**Data shown:**
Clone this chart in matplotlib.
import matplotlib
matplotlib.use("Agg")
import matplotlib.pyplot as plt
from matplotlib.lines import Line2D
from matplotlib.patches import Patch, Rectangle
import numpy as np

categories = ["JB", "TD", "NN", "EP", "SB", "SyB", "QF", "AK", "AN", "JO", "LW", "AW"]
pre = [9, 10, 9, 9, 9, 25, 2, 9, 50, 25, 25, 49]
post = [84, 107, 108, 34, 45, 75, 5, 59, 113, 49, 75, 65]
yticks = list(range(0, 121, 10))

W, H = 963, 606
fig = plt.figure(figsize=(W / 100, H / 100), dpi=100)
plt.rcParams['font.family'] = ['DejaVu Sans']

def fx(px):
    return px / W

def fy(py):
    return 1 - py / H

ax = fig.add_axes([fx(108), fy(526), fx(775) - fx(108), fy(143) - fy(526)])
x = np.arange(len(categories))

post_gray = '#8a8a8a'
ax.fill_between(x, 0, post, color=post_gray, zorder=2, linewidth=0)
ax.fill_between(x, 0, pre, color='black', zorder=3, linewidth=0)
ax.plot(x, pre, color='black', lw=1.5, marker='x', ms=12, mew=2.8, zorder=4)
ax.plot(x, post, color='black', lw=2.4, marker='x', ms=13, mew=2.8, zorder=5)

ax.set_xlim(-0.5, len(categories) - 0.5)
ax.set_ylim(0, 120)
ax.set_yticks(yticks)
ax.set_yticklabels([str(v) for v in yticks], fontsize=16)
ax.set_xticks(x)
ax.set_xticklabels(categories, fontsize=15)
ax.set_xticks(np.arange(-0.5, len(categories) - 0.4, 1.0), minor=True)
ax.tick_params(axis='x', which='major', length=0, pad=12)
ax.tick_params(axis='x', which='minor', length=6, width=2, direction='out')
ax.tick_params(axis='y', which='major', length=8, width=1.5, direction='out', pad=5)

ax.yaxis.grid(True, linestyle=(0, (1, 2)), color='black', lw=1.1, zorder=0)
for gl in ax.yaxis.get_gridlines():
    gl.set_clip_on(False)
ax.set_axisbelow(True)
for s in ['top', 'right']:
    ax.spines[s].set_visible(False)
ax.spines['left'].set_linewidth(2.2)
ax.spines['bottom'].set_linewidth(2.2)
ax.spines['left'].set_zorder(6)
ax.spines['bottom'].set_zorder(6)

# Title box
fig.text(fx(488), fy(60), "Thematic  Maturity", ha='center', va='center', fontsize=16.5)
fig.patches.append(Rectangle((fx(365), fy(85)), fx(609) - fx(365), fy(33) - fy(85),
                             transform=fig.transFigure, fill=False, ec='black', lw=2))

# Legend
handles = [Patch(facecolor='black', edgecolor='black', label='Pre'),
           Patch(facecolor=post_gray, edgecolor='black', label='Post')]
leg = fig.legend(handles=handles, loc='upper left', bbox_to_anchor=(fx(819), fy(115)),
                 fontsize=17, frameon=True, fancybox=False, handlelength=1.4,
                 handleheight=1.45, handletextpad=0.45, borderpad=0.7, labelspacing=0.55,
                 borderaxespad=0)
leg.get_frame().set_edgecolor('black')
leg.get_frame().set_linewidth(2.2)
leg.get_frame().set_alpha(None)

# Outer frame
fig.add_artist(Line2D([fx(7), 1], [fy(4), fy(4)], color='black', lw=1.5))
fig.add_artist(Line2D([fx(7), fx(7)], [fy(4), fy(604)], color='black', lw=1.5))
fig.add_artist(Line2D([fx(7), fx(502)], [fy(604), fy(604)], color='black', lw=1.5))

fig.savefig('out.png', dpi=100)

**Problem to work on:** Restate the whole listing exactly, leaving out nothing.

**Result of the task:**
Clone this chart in matplotlib.
import matplotlib
matplotlib.use("Agg")
import matplotlib.pyplot as plt
from matplotlib.lines import Line2D
from matplotlib.patches import Patch, Rectangle
import numpy as np

categories = ["JB", "TD", "NN", "EP", "SB", "SyB", "QF", "AK", "AN", "JO", "LW", "AW"]
pre = [9, 10, 9, 9, 9, 25, 2, 9, 50, 25, 25, 49]
post = [84, 107, 108, 34, 45, 75, 5, 59, 113, 49, 75, 65]
yticks = list(range(0, 121, 10))

W, H = 963, 606
fig = plt.figure(figsize=(W / 100, H / 100), dpi=100)
plt.rcParams['font.family'] = ['DejaVu Sans']

def fx(px):
    return px / W

def fy(py):
    return 1 - py / H

ax = fig.add_axes([fx(108), fy(526), fx(775) - fx(108), fy(143) - fy(526)])
x = np.arange(len(categories))

post_gray = '#8a8a8a'
ax.fill_between(x, 0, post, color=post_gray, zorder=2, linewidth=0)
ax.fill_between(x, 0, pre, color='black', zorder=3, linewidth=0)
ax.plot(x, pre, color='black', lw=1.5, marker='x', ms=12, mew=2.8, zorder=4)
ax.plot(x, post, color='black', lw=2.4, marker='x', ms=13, mew=2.8, zorder=5)

ax.set_xlim(-0.5, len(categories) - 0.5)
ax.set_ylim(0, 120)
ax.set_yticks(yticks)
ax.set_yticklabels([str(v) for v in yticks], fontsize=16)
ax.set_xticks(x)
ax.set_xticklabels(categories, fontsize=15)
ax.set_xticks(np.arange(-0.5, len(categories) - 0.4, 1.0), minor=True)
ax.tick_params(axis='x', which='major', length=0, pad=12)
ax.tick_params(axis='x', which='minor', length=6, width=2, direction='out')
ax.tick_params(axis='y', which='major', length=8, width=1.5, direction='out', pad=5)

ax.yaxis.grid(True, linestyle=(0, (1, 2)), color='black', lw=1.1, zorder=0)
for gl in ax.yaxis.get_gridlines():
    gl.set_clip_on(False)
ax.set_axisbelow(True)
for s in ['top', 'right']:
    ax.spines[s].set_visible(False)
ax.spines['left'].set_linewidth(2.2)
ax.spines['bottom'].set_linewidth(2.2)
ax.spines['left'].set_zorder(6)
ax.spines['bottom'].set_zorder(6)

# Title box
fig.text(fx(488), fy(60), "Thematic  Maturity", ha='center', va='center', fontsize=16.5)
fig.patches.append(Rectangle((fx(365), fy(85)), fx(609) - fx(365), fy(33) - fy(85),
                             transform=fig.transFigure, fill=False, ec='black', lw=2))

# Legend
handles = [Patch(facecolor='black', edgecolor='black', label='Pre'),
           Patch(facecolor=post_gray, edgecolor='black', label='Post')]
leg = fig.legend(handles=handles, loc='upper left', bbox_to_anchor=(fx(819), fy(115)),
                 fontsize=17, frameon=True, fancybox=False, handlelength=1.4,
                 handleheight=1.45, handletextpad=0.45, borderpad=0.7, labelspacing=0.55,
                 borderaxespad=0)
leg.get_frame().set_edgecolor('black')
leg.get_frame().set_linewidth(2.2)
leg.get_frame().set_alpha(None)

# Outer frame
fig.add_artist(Line2D([fx(7), 1], [fy(4), fy(4)], color='black', lw=1.5))
fig.add_artist(Line2D([fx(7), fx(7)], [fy(4), fy(604)], color='black', lw=1.5))
fig.add_artist(Line2D([fx(7), fx(502)], [fy(604), fy(604)], color='black', lw=1.5))

fig.savefig('out.png', dpi=100)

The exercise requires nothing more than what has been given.